For more information, see Hosts and resource pools.
-
For every PIF that belongs to this network, set
disallow-unplug=true
.-
Find the UUIDs of the PIFs that belong to the network by using the following command:
xe pif-list
-
Run the following command on a Citrix Hypervisor server in your resource pool:
xe pif-param-set disallow-unplug=true uuid=<pif_uuid>
-
-
Enable clustering on your pool. Run the following command on a Citrix Hypervisor server in your resource pool:
xe cluster-pool-create network-uuid=<network_uuid>
Provide the UUID of the bonded network that you created in an earlier step.
Destroy a clustered pool
You can destroy a clustered pool. After you destroy a clustered pool, the pool continues to exist, but is no longer clustered and can no longer use GFS2 SRs.
To destroy a clustered pool, run the following command:
xe cluster-pool-destroy cluster-uuid=<uuid>
Manage your clustered pool
When managing your clustered pool, the following practices can decrease the risk of the pool losing quorum.
Ensure that hosts are shut down cleanly
When a host is cleanly shut down, it is temporarily removed from the cluster until it is started again. While the host is shut down, it does not count toward the quorum value of the cluster. The host absence does not cause other hosts to lose quorum.
However, if a host is forcibly or unexpectedly shut down, it is not removed from the cluster before it goes offline. This host does count toward the quorum value of the cluster. Its shutdown can cause other hosts to lose quorum.
Use maintenance mode
Before doing something on a host that might cause that host to lose quorum, put the host into maintenance mode. When a host is in maintenance mode, running VMs are migrated off it to another host in the pool. Also, if that host was the pool master, that role is passed to a different host in the pool. If your actions cause a host in maintenance mode to self-fence, you don’t lose any VMs or lose your XenCenter connection to the pool.
Hosts in maintenance mode still count towards the quorum value for the cluster.
You can only change the IP address of a host that is part of a clustered pool when that host is in maintenance mode. Changing the IP address of a host causes the host to leave the cluster. When the IP address has been successfully changed, the host rejoins the cluster. After the host rejoins the cluster, you can take it out of maintenance mode.

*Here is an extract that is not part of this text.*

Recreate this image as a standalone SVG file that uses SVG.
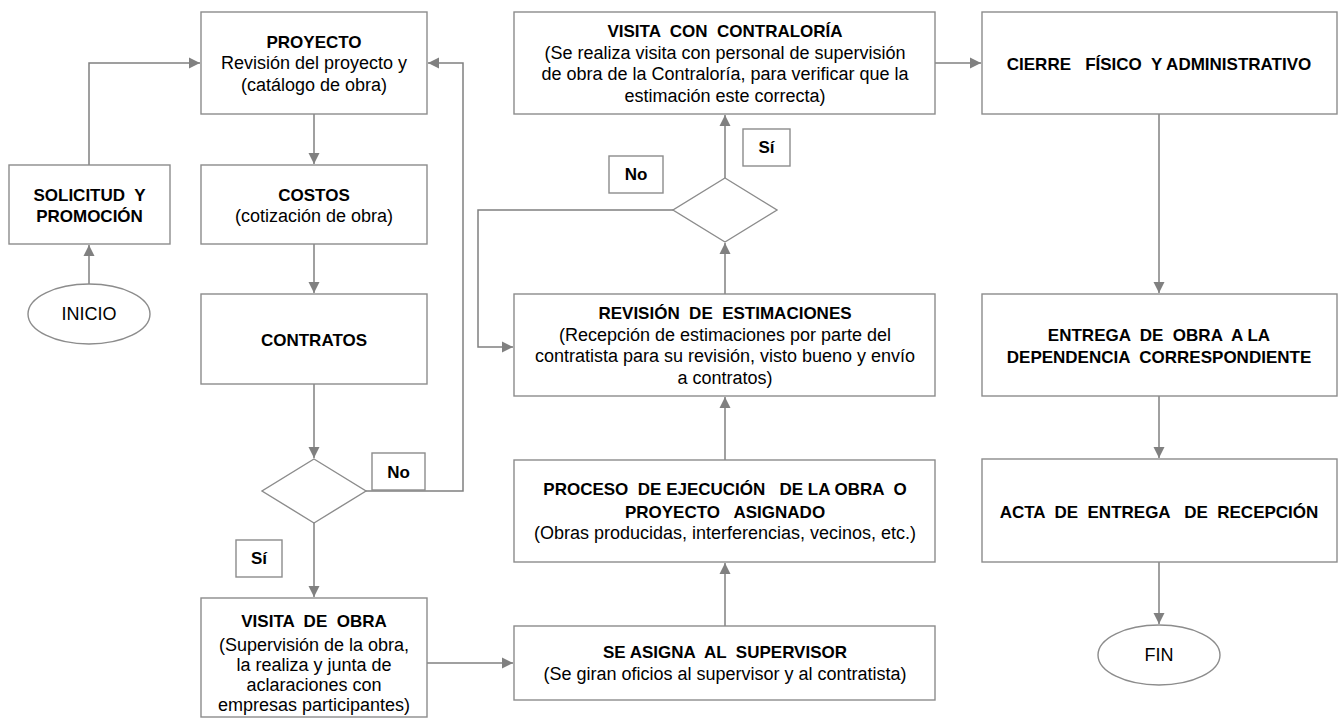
<svg xmlns="http://www.w3.org/2000/svg" width="1338" height="721" viewBox="0 0 1338 721">
<style>
.box{fill:#fff;stroke:#8c8c8c;stroke-width:1.4}
.lbl{fill:#fff;stroke:#8c8c8c;stroke-width:1.4}
.c{fill:none;stroke:#808080;stroke-width:1.5}
text{font-family:"Liberation Sans",Arial,sans-serif;font-size:18px;fill:#000;text-anchor:middle;white-space:pre}
.b{font-weight:bold;font-size:17px}
</style>
<defs>
<marker id="ah" markerUnits="userSpaceOnUse" markerWidth="12" markerHeight="12" refX="11" refY="6" orient="auto">
<path d="M0,0.5 L11,6 L0,11.5 z" fill="#808080"/>
</marker>
</defs>
<rect width="1338" height="721" fill="#fff"/>
<g id="connectors">
<path class="c" d="M89,284 V245" marker-end="url(#ah)"/>
<path class="c" d="M89,165 V63 H200" marker-end="url(#ah)"/>
<path class="c" d="M314,114 V164" marker-end="url(#ah)"/>
<path class="c" d="M314,244 V293" marker-end="url(#ah)"/>
<path class="c" d="M314,384 V458" marker-end="url(#ah)"/>
<path class="c" d="M366,491 H463 V63 H428" marker-end="url(#ah)"/>
<path class="c" d="M314,523 V597" marker-end="url(#ah)"/>
<path class="c" d="M427,663 H513" marker-end="url(#ah)"/>
<path class="c" d="M725,626 V563" marker-end="url(#ah)"/>
<path class="c" d="M725,460 V397" marker-end="url(#ah)"/>
<path class="c" d="M725,294 V243" marker-end="url(#ah)"/>
<path class="c" d="M725,178 V115" marker-end="url(#ah)"/>
<path class="c" d="M673,210 H478 V347 H513" marker-end="url(#ah)"/>
<path class="c" d="M935,63 H981" marker-end="url(#ah)"/>
<path class="c" d="M1159,114 V293" marker-end="url(#ah)"/>
<path class="c" d="M1159,396 V458" marker-end="url(#ah)"/>
<path class="c" d="M1159,562 V624" marker-end="url(#ah)"/>
</g>
<g id="inicio">
<ellipse class="box" cx="89" cy="314" rx="61" ry="30"/>
<text x="89" y="320">INICIO</text>
</g>
<g id="solicitud">
<rect class="box" x="9" y="165" width="161" height="79"/>
<text class="b" x="89.5" y="201">SOLICITUD  Y</text>
<text class="b" x="89.5" y="222">PROMOCIÓN</text>
</g>
<g id="proyecto">
<rect class="box" x="201" y="12" width="226" height="102"/>
<text class="b" x="314" y="48">PROYECTO</text>
<text x="314" y="69">Revisión del proyecto y</text>
<text x="314" y="91">(catálogo de obra)</text>
</g>
<g id="costos">
<rect class="box" x="201" y="165" width="226" height="79"/>
<text class="b" x="314" y="201">COSTOS</text>
<text x="314" y="222">(cotización de obra)</text>
</g>
<g id="contratos">
<rect class="box" x="201" y="294" width="226" height="90"/>
<text class="b" x="314" y="346">CONTRATOS</text>
</g>
<g id="decision1">
<polygon class="box" points="314,459 366,491 314,523 262,491"/>
</g>
<g id="label-no1">
<rect class="lbl" x="372" y="453" width="53" height="37"/>
<text class="b" x="398.5" y="477.5">No</text>
</g>
<g id="label-si1">
<rect class="lbl" x="236" y="540" width="46" height="37"/>
<text class="b" x="259" y="564">Sí</text>
</g>
<g id="visita-obra">
<rect class="box" x="201" y="598" width="226" height="119"/>
<text class="b" x="314" y="627">VISITA  DE  OBRA</text>
<text x="314" y="651">(Supervisión de la obra,</text>
<text x="314" y="671">la realiza y junta de</text>
<text x="314" y="691">aclaraciones con</text>
<text x="314" y="711">empresas participantes)</text>
</g>
<g id="asigna">
<rect class="box" x="514" y="626" width="421" height="74"/>
<text class="b" x="725" y="658">SE ASIGNA  AL  SUPERVISOR</text>
<text x="725" y="680">(Se giran oficios al supervisor y al contratista)</text>
</g>
<g id="proceso">
<rect class="box" x="514" y="460" width="421" height="102"/>
<text class="b" x="725" y="495">PROCESO  DE EJECUCIÓN   DE LA OBRA  O</text>
<text class="b" x="725" y="518">PROYECTO   ASIGNADO</text>
<text x="725" y="539">(Obras producidas, interferencias, vecinos, etc.)</text>
</g>
<g id="revision">
<rect class="box" x="514" y="294" width="421" height="102"/>
<text class="b" x="725" y="319">REVISIÓN  DE  ESTIMACIONES</text>
<text x="725" y="341">(Recepción de estimaciones por parte del</text>
<text x="725" y="362">contratista para su revisión, visto bueno y envío</text>
<text x="725" y="384">a contratos)</text>
</g>
<g id="decision2">
<polygon class="box" points="725,178 777,210 725,242 673,210"/>
</g>
<g id="label-no2">
<rect class="lbl" x="609" y="156" width="54" height="37"/>
<text class="b" x="636" y="180">No</text>
</g>
<g id="label-si2">
<rect class="lbl" x="743" y="129" width="47" height="37"/>
<text class="b" x="766.5" y="153">Sí</text>
</g>
<g id="visita-contraloria">
<rect class="box" x="514" y="12" width="421" height="102"/>
<text class="b" x="725" y="37">VISITA  CON  CONTRALORÍA</text>
<text x="725" y="59">(Se realiza visita con personal de supervisión</text>
<text x="725" y="80">de obra de la Contraloría, para verificar que la</text>
<text x="725" y="102">estimación este correcta)</text>
</g>
<g id="cierre">
<rect class="box" x="982" y="12" width="355" height="102"/>
<text class="b" x="1159" y="70">CIERRE   FÍSICO  Y ADMINISTRATIVO</text>
</g>
<g id="entrega">
<rect class="box" x="982" y="294" width="355" height="102"/>
<text class="b" x="1159" y="341">ENTREGA  DE  OBRA  A LA</text>
<text class="b" x="1159" y="363">DEPENDENCIA  CORRESPONDIENTE</text>
</g>
<g id="acta">
<rect class="box" x="982" y="459" width="355" height="103"/>
<text class="b" x="1159" y="518">ACTA  DE  ENTREGA   DE  RECEPCIÓN</text>
</g>
<g id="fin">
<ellipse class="box" cx="1159" cy="655" rx="61" ry="30"/>
<text x="1159" y="661">FIN</text>
</g>
</svg>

Recover hosts that have self-fenced or are offline
It is important to recover hosts that have self-fenced. While these cluster members are offline, they count towards the quorum number for the cluster and decrease the number of cluster members that are contactable. This situation increases the risk of a subsequent host failure causing the cluster to lose quorum and shut down completely.
Having offline hosts in your cluster also prevents you from performing certain actions. In a clustered pool, every member of the pool must agree to every change of pool membership before the change can be successful. If a cluster member is not contactable, Citrix Hypervisor prevents operations that change cluster membership (such as host add or host remove).
Mark hosts as dead
If one or more offline hosts cannot be recovered, you can mark them as dead to the cluster. Marking hosts as dead removes them permanently from the cluster. After hosts are marked as dead, they no longer count towards the quorum value.
Constraints
- Clustered pools only support up to 16 hosts per pool.
- For cluster traffic, you must use a bonded network that uses at least two different network switches. Do not use this network for any other purposes.
- Changing the IP address of the cluster network by using XenCenter requires clustering and GFS2 to be temporarily disabled.
- Do not change the bonding of your clustering network while the cluster is live and has running VMs. This action can cause the cluster to fence.
- If you have an IP address conflict (multiple hosts having the same IP address) on your clustering network involving at least one host with clustering enabled, the hosts do not fence. To fix this issue, resolve the IP address conflict.